You might have thought that the last thing shy people need is a book about shyness: a large part of what makes us shy is our self-preoccupation and awareness of our own shyness. No social situation is more embarrassing — too, too shy-making — than someone pointing out we are shy: as if we didn’t know, as if that would help, as if, somehow, an increased consciousness of our self-consciousness would make us less self-conscious. Moreover, being away from home, I had to read this book in public — I removed the dust cover, of course, so no one could see what I was reading or be tempted to ask a question — in a succession of coffee shops. (I had to leave the first one when a stranger sat at an adjacent seat at the same table.) So far, so ideal reader: save for the fact that, having finished the book, I went to work, performing stand-up comedy to 300 people in a nightclub.
In fact, this sort of paradox is at the heart of Joe Moran’s A Field Guide to Shyness. If shyness were merely cowardice or passivity, there would have been no need for a book (a couple of lines about mute inglorious Miltons would pretty much cover it); and we would not have heard of any of the shy personalities whom he portrays in a series of lively portraits. We might have shy people who inherited vast wealth, and could indulge themselves like the fifth Duke of Portland, who had 600 Irish navvies build a 15-mile maze of tunnels under his house so he never had to meet another soul, and is possibly the least interesting person in the book. (Shyness is all very well, but there’s no need to be a show-off about it.) But we would not have L.S. Lowry, the novelist Elizabeth Taylor or Morrissey. They became public figures despite their shyness — or perhaps, as this book hints, because of it.
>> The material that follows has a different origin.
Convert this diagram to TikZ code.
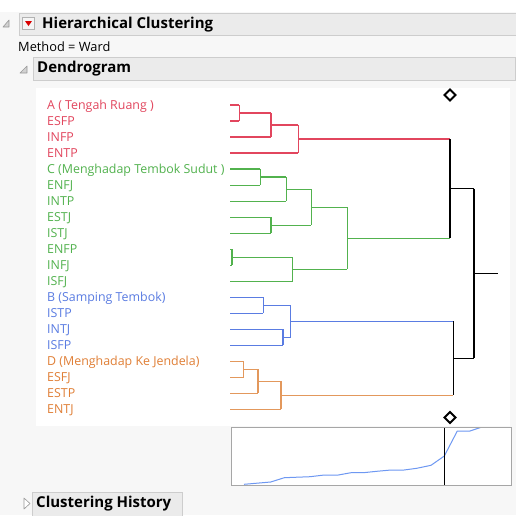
\documentclass[tikz,border=0pt]{standalone}
\usepackage{fontspec}
\setmainfont{Open Sans}
\usetikzlibrary{calc}

\definecolor{jmpred}{HTML}{E2465E}
\definecolor{jmpgreen}{HTML}{52B24E}
\definecolor{jmpblue}{HTML}{5A7CE2}
\definecolor{jmporange}{HTML}{E3985C}
\definecolor{orangetext}{HTML}{E07F36}
\definecolor{plotblue}{HTML}{6E98F2}
\definecolor{bgfill}{HTML}{F7F7F7}
\definecolor{barfill}{HTML}{EBEBEB}
\definecolor{barline}{HTML}{CDCDCD}

\tikzset{
  leaf/.style={anchor=base west, inner sep=0pt, font=\fontsize{12.4}{14}\selectfont},
  head/.style={anchor=west, inner sep=0pt, font=\bfseries\fontsize{15}{17}\selectfont},
  bar/.style={fill=barfill, draw=barline, line width=1pt},
  tri/.style={fill=gray!35, draw=gray!80, line width=0.6pt, line join=round},
  link/.style={line width=1.2pt},
  marker/.style={draw=black, fill=white, line width=2pt},
}

\begin{document}
\begin{tikzpicture}[x=1pt, y=-1pt]
	\def\yA{105}
	\def\dy{16.02}

	% link of two children at x position #4
	\def\dlink#1#2#3#4#5#6#7{
		\coordinate (#1c) at ($(#2)!0.5!(#3)$);
		\coordinate (#1) at (#1c -| #4,0);
		\draw[link, #5] (#2) -- (#2 -| #1);
		\draw[link, #6] (#3) -- (#3 -| #1);
		\draw[link, #7] (#2 -| #1) -- (#3 -| #1);
	}

	\useasboundingbox (0,0) rectangle (516,515);
	\fill[bgfill] (0,0) rectangle (516,515);
	\fill[white] (0,0) rectangle (516,12);
	\fill[white] (36,88) rectangle (510,426);

	\begin{scope}
		\draw[bar] (19,13.5) rectangle (516,35);
		\draw[tri] (3,27) -- (9,27) -- (9,20) -- cycle;
		\draw[fill=gray!8, draw=gray!60] (22.5,17.5) rectangle (34.5,29.5);
		\fill[red!85!black] (25,21) -- (32,21) -- (28.5,26) -- cycle;
		\node[head] (title) at (42,24.5) {Hierarchical Clustering};
		\node[leaf, font=\fontsize{12.8}{14}\selectfont] (method) at (18,51.5) {Method = Ward};

		\draw[bar] (33,57.5) rectangle (515,80);
		\draw[tri] (20,73) -- (27,73) -- (27,66) -- cycle;
		\node[head] (dendro) at (37,69) {Dendrogram};

		\draw[bar] (32,492.5) rectangle (182,516);
		\draw[fill=white, draw=gray!80, line width=0.6pt, line join=round] (24,498) -- (30,503.5) -- (24,509) -- cycle;
		\node[head] (history) at (36,504) {Clustering History};
	\end{scope}

	\foreach \i in {0,...,19}
		\coordinate (l\i) at (230,\yA+\i*\dy);

	\foreach \txt [count=\i from 0] in {A ( Tengah Ruang ), ESFP, INFP, ENTP}
		\node[leaf, text=jmpred] (t\i) at (47,\yA+4.3+\i*\dy) {\txt};
	\foreach \txt [count=\i from 4] in {C (Menghadap Tembok Sudut ), ENFJ, INTP, ESTJ, ISTJ, ENFP, INFJ, ISFJ}
		\node[leaf, text=jmpgreen] (t\i) at (47,\yA+4.3+\i*\dy) {\txt};
	\foreach \txt [count=\i from 12] in {B (Samping Tembok), ISTP, INTJ, ISFP}
		\node[leaf, text=jmpblue] (t\i) at (47,\yA+4.3+\i*\dy) {\txt};
	\foreach \txt [count=\i from 16] in {D (Menghadap Ke Jendela), ESFJ, ESTP, ENTJ}
		\node[leaf, text=orangetext] (t\i) at (47,\yA+4.3+\i*\dy) {\txt};

	\dlink{r1}{l0}{l1}{239.3}{jmpred}{jmpred}{jmpred}
	\dlink{r2}{r1}{l2}{271}{jmpred}{jmpred}{jmpred}
	\dlink{r3}{r2}{l3}{298.3}{jmpred}{jmpred}{jmpred}

	\dlink{g1}{l4}{l5}{260.3}{jmpgreen}{jmpgreen}{jmpgreen}
	\dlink{g2}{g1}{l6}{286.3}{jmpgreen}{jmpgreen}{jmpgreen}
	\dlink{g3}{l7}{l8}{271}{jmpgreen}{jmpgreen}{jmpgreen}
	\dlink{g4}{g2}{g3}{311.3}{jmpgreen}{jmpgreen}{jmpgreen}
	\dlink{g5}{l9}{l10}{232}{jmpgreen}{jmpgreen}{jmpgreen}
	\dlink{g6}{g5}{l11}{292.7}{jmpgreen}{jmpgreen}{jmpgreen}
	\dlink{g7}{g4}{g6}{347.3}{jmpgreen}{jmpgreen}{jmpgreen}

	\dlink{b1}{l12}{l13}{263.3}{jmpblue}{jmpblue}{jmpblue}
	\dlink{b2}{l14}{l15}{283}{jmpblue}{jmpblue}{jmpblue}
	\dlink{b3}{b1}{b2}{290.7}{jmpblue}{jmpblue}{jmpblue}

	\dlink{o1}{l16}{l17}{243.7}{jmporange}{jmporange}{jmporange}
	\dlink{o2}{o1}{l18}{258}{jmporange}{jmporange}{jmporange}
	\dlink{o3}{o2}{l19}{281}{jmporange}{jmporange}{jmporange}

	\dlink{k1}{r3}{g7}{450}{jmpred}{jmpgreen}{black}
	\dlink{k2}{b3}{o3}{453.3}{jmpblue}{jmporange}{black}
	\dlink{k3}{k1}{k2}{474}{black}{black}{black}
	\coordinate (root) at (k3 -| 498.3,0);
	\draw[link] (k3) -- (root);

	\draw[marker] (450,89.5) -- (455.5,95) -- (450,100.5) -- (444.5,95) -- cycle;
	\draw[marker] (450,412) -- (455.5,417.5) -- (450,423) -- (444.5,417.5) -- cycle;

	% distance plot
	\fill[white] (231.5,427) rectangle (511,485);
	\begin{scope}
		\clip (231.5,427) rectangle (511,485);
		\draw[plotblue, line width=1pt, line join=round] plot coordinates {
			(244,484.3) (270.7,482) (284.3,477.7) (310,476.7) (324.3,475)
			(338.3,475) (351,472.7) (363.3,472.7) (376.7,471.3) (391,470)
			(404,470) (416.7,468.3) (431,465.3) (444.3,456) (457.3,431)
			(470,431) (482,427) (490,424)};
		\draw[black, line width=1pt] (444.3,427) -- (444.3,485);
	\end{scope}
	\draw[gray!70, line width=1pt] (231.5,427) rectangle (511,485);
\end{tikzpicture}
\end{document}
Moran is a shy person himself — even if he did not tell us so explicitly, it would be obvious from his beautiful descriptions of the anguish of the shy — but his book never quite defines shyness. At first he contrasts being shy with boldness, reflecting the ‘shy-bold continuum’ of animal behaviourists. (Hermit crabs in Devon are, peer-reviewed studies have shown, shyer than those in Cornwall.) But this distinction won’t do: where do you place Siegfried Sassoon (known as ‘the hermit of Heytesbury’ but recommended for the Victoria Cross) on the scale? Or General Archibald Wavell, whose bold gambles in North Africa overran the Italian Tenth Army, but whom George VI called ‘the oyster’ because he was so difficult to prise open? (The late king could talk. Eventually.) In later passages, the book contrasts shyness with confidence or arrogance or ‘bullshitting’, like that of Wavell’s successor Montgomery, whose eclipse of Wavell in the popular imagination Moran ascribes, in one of the most quietly angry passages in the book, to his relentless and un-shy capacity for self-promotion.
Ultimately for Moran, shyness is ‘a kind of social deafness, a tin ear for non-verbal cues, a sense that you have failed to grasp some invisible thread that holds communal life together’. But, at the same time, being in some sense outside the social world is not necessarily a burden: shyness turns us into closer readers of the social world, and gives us a sensitivity we would not otherwise have. ‘It is less a shrinking away from the world than a displacement or redirection of our energies, prodding us into doing what we might not have done if we had found our everyday encounters more congenial.’ For those of us who do not find talking to 300 people in a nightclub any more frightening than talking to a stranger in a coffee shop, speaking in public is probably easier than it is for the socially confident; and Moran masterfully and sympathetically unravels these paradoxes of shyness. But he is not afraid to put the opposite point of view, the one we fear because it might be true: he quotes V.S. Naipaul on the shyness ‘that wasn’t so much a wish not to be seen as a wish to be applauded on sight’.
It seems an overstatement to call this the central argument of the book: Moran is not an argumentative person, and his position creeps out, little by little, without any fuss — shyly, you might say — over the course of the book. He leaves the reader to make any connections that there might be. He might, for example, suggest, in a discussion of Erving Goffman’s anthropological fieldwork, that shyness is endemic among Nordic people because of the impossibility of long conversations al fresco in, say, Finland, or elsewhere observe that the Finnish word for shyness, ujo, carries positive associations, of humility or reasonableness. So when, in another chapter, he notes that texting (‘essentially a time-consuming and energy-inefficient substitute for talking’) was introduced by a Finnish company, Nokia, you think — of course it was, of course.
It’s not a polemic; but, given Moran’s belief that there is no remedy for shyness other than Zen acceptance, it’s not really a self-help book either. Except in one respect. Shy people often fear that we are boring others, and that fear becomes self-fulfilling, as we fight the consciousness of our own shyness. If nothing else, this book shows that shyness can be positively interesting.
Andrew Watts is a stand-up comedian.